Would you write out the listing verbatim and skip every picture in it?
BEGIN
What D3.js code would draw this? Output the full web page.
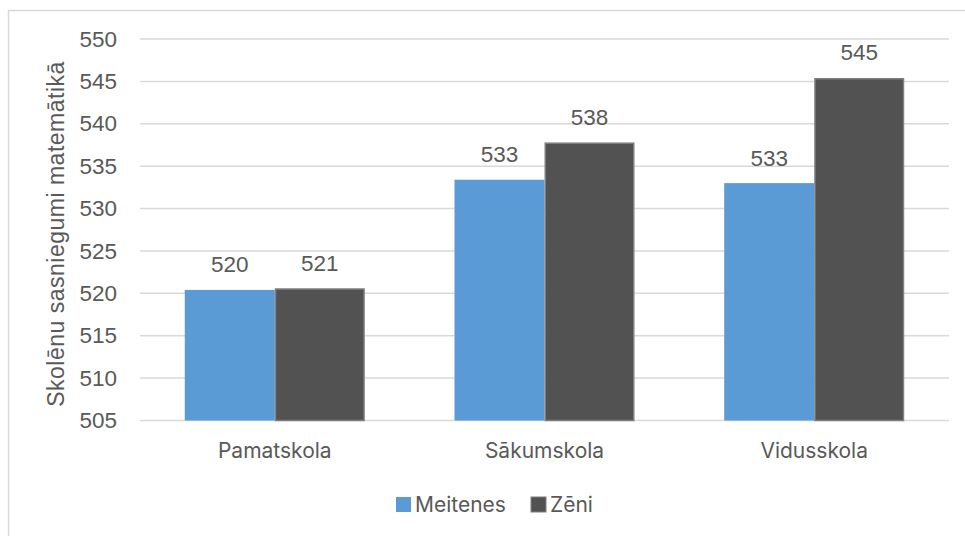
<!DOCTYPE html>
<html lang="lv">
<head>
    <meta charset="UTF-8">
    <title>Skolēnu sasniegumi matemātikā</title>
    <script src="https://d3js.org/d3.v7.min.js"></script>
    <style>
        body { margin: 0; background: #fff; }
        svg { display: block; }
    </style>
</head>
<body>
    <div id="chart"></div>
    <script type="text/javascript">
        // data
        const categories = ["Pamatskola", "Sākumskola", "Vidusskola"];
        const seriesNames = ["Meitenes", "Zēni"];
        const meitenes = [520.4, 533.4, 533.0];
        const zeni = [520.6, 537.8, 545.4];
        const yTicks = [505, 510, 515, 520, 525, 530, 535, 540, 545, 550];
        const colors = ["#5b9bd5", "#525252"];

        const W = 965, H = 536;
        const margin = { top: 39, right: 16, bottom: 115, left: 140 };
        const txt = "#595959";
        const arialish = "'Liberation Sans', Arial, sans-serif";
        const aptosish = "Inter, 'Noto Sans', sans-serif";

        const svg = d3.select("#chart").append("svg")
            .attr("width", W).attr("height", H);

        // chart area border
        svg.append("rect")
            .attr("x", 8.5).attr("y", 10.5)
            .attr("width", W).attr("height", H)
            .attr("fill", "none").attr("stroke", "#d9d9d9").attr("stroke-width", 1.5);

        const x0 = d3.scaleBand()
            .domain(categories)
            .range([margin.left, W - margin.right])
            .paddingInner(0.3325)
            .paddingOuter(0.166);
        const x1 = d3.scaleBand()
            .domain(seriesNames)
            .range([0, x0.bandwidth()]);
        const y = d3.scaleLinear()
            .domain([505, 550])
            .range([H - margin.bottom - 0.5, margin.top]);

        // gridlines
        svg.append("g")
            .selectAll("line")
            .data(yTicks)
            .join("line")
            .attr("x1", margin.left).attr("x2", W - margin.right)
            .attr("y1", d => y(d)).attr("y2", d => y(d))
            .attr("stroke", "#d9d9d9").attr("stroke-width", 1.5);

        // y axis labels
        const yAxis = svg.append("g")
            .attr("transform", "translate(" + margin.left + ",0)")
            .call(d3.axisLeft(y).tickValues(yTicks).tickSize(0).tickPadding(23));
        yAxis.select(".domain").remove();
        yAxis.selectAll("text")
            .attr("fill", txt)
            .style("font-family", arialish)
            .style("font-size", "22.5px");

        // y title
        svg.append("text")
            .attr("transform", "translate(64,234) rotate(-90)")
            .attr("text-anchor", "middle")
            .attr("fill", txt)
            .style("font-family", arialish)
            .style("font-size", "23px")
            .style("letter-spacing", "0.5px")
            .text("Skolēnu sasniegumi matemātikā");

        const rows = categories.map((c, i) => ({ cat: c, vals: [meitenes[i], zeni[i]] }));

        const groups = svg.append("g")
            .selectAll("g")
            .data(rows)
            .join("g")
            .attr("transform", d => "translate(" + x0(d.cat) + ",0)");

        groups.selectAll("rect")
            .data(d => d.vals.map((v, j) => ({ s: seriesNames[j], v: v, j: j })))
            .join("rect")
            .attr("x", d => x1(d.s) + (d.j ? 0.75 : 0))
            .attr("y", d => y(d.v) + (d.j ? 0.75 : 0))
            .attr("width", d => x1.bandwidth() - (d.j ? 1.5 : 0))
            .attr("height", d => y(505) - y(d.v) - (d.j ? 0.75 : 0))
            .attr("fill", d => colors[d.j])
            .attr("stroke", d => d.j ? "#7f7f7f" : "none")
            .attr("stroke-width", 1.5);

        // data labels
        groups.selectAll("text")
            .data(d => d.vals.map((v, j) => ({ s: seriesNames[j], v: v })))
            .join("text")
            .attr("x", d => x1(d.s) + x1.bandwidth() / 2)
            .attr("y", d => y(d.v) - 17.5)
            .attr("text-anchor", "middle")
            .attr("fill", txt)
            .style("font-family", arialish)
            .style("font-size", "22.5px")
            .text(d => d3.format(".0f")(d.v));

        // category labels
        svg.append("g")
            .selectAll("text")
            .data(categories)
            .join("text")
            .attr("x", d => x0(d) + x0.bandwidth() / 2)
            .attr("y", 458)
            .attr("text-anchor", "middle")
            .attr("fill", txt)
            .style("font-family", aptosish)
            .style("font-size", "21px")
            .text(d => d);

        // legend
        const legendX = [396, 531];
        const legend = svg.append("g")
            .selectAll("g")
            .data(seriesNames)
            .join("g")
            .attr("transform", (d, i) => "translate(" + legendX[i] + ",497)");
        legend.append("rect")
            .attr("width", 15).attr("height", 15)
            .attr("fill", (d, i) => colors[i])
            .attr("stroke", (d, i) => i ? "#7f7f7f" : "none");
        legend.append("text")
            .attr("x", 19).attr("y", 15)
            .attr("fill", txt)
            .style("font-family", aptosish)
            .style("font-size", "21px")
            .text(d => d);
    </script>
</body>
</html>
END
### [Exercise output]
What D3.js code would draw this? Output the full web page.
<!DOCTYPE html>
<html lang="lv">
<head>
    <meta charset="UTF-8">
    <title>Skolēnu sasniegumi matemātikā</title>
    <script src="https://d3js.org/d3.v7.min.js"></script>
    <style>
        body { margin: 0; background: #fff; }
        svg { display: block; }
    </style>
</head>
<body>
    <div id="chart"></div>
    <script type="text/javascript">
        // data
        const categories = ["Pamatskola", "Sākumskola", "Vidusskola"];
        const seriesNames = ["Meitenes", "Zēni"];
        const meitenes = [520.4, 533.4, 533.0];
        const zeni = [520.6, 537.8, 545.4];
        const yTicks = [505, 510, 515, 520, 525, 530, 535, 540, 545, 550];
        const colors = ["#5b9bd5", "#525252"];

        const W = 965, H = 536;
        const margin = { top: 39, right: 16, bottom: 115, left: 140 };
        const txt = "#595959";
        const arialish = "'Liberation Sans', Arial, sans-serif";
        const aptosish = "Inter, 'Noto Sans', sans-serif";

        const svg = d3.select("#chart").append("svg")
            .attr("width", W).attr("height", H);

        // chart area border
        svg.append("rect")
            .attr("x", 8.5).attr("y", 10.5)
            .attr("width", W).attr("height", H)
            .attr("fill", "none").attr("stroke", "#d9d9d9").attr("stroke-width", 1.5);

        const x0 = d3.scaleBand()
            .domain(categories)
            .range([margin.left, W - margin.right])
            .paddingInner(0.3325)
            .paddingOuter(0.166);
        const x1 = d3.scaleBand()
            .domain(seriesNames)
            .range([0, x0.bandwidth()]);
        const y = d3.scaleLinear()
            .domain([505, 550])
            .range([H - margin.bottom - 0.5, margin.top]);

        // gridlines
        svg.append("g")
            .selectAll("line")
            .data(yTicks)
            .join("line")
            .attr("x1", margin.left).attr("x2", W - margin.right)
            .attr("y1", d => y(d)).attr("y2", d => y(d))
            .attr("stroke", "#d9d9d9").attr("stroke-width", 1.5);

        // y axis labels
        const yAxis = svg.append("g")
            .attr("transform", "translate(" + margin.left + ",0)")
            .call(d3.axisLeft(y).tickValues(yTicks).tickSize(0).tickPadding(23));
        yAxis.select(".domain").remove();
        yAxis.selectAll("text")
            .attr("fill", txt)
            .style("font-family", arialish)
            .style("font-size", "22.5px");

        // y title
        svg.append("text")
            .attr("transform", "translate(64,234) rotate(-90)")
            .attr("text-anchor", "middle")
            .attr("fill", txt)
            .style("font-family", arialish)
            .style("font-size", "23px")
            .style("letter-spacing", "0.5px")
            .text("Skolēnu sasniegumi matemātikā");

        const rows = categories.map((c, i) => ({ cat: c, vals: [meitenes[i], zeni[i]] }));

        const groups = svg.append("g")
            .selectAll("g")
            .data(rows)
            .join("g")
            .attr("transform", d => "translate(" + x0(d.cat) + ",0)");

        groups.selectAll("rect")
            .data(d => d.vals.map((v, j) => ({ s: seriesNames[j], v: v, j: j })))
            .join("rect")
            .attr("x", d => x1(d.s) + (d.j ? 0.75 : 0))
            .attr("y", d => y(d.v) + (d.j ? 0.75 : 0))
            .attr("width", d => x1.bandwidth() - (d.j ? 1.5 : 0))
            .attr("height", d => y(505) - y(d.v) - (d.j ? 0.75 : 0))
            .attr("fill", d => colors[d.j])
            .attr("stroke", d => d.j ? "#7f7f7f" : "none")
            .attr("stroke-width", 1.5);

        // data labels
        groups.selectAll("text")
            .data(d => d.vals.map((v, j) => ({ s: seriesNames[j], v: v })))
            .join("text")
            .attr("x", d => x1(d.s) + x1.bandwidth() / 2)
            .attr("y", d => y(d.v) - 17.5)
            .attr("text-anchor", "middle")
            .attr("fill", txt)
            .style("font-family", arialish)
            .style("font-size", "22.5px")
            .text(d => d3.format(".0f")(d.v));

        // category labels
        svg.append("g")
            .selectAll("text")
            .data(categories)
            .join("text")
            .attr("x", d => x0(d) + x0.bandwidth() / 2)
            .attr("y", 458)
            .attr("text-anchor", "middle")
            .attr("fill", txt)
            .style("font-family", aptosish)
            .style("font-size", "21px")
            .text(d => d);

        // legend
        const legendX = [396, 531];
        const legend = svg.append("g")
            .selectAll("g")
            .data(seriesNames)
            .join("g")
            .attr("transform", (d, i) => "translate(" + legendX[i] + ",497)");
        legend.append("rect")
            .attr("width", 15).attr("height", 15)
            .attr("fill", (d, i) => colors[i])
            .attr("stroke", (d, i) => i ? "#7f7f7f" : "none");
        legend.append("text")
            .attr("x", 19).attr("y", 15)
            .attr("fill", txt)
            .style("font-family", aptosish)
            .style("font-size", "21px")
            .text(d => d);
    </script>
</body>
</html>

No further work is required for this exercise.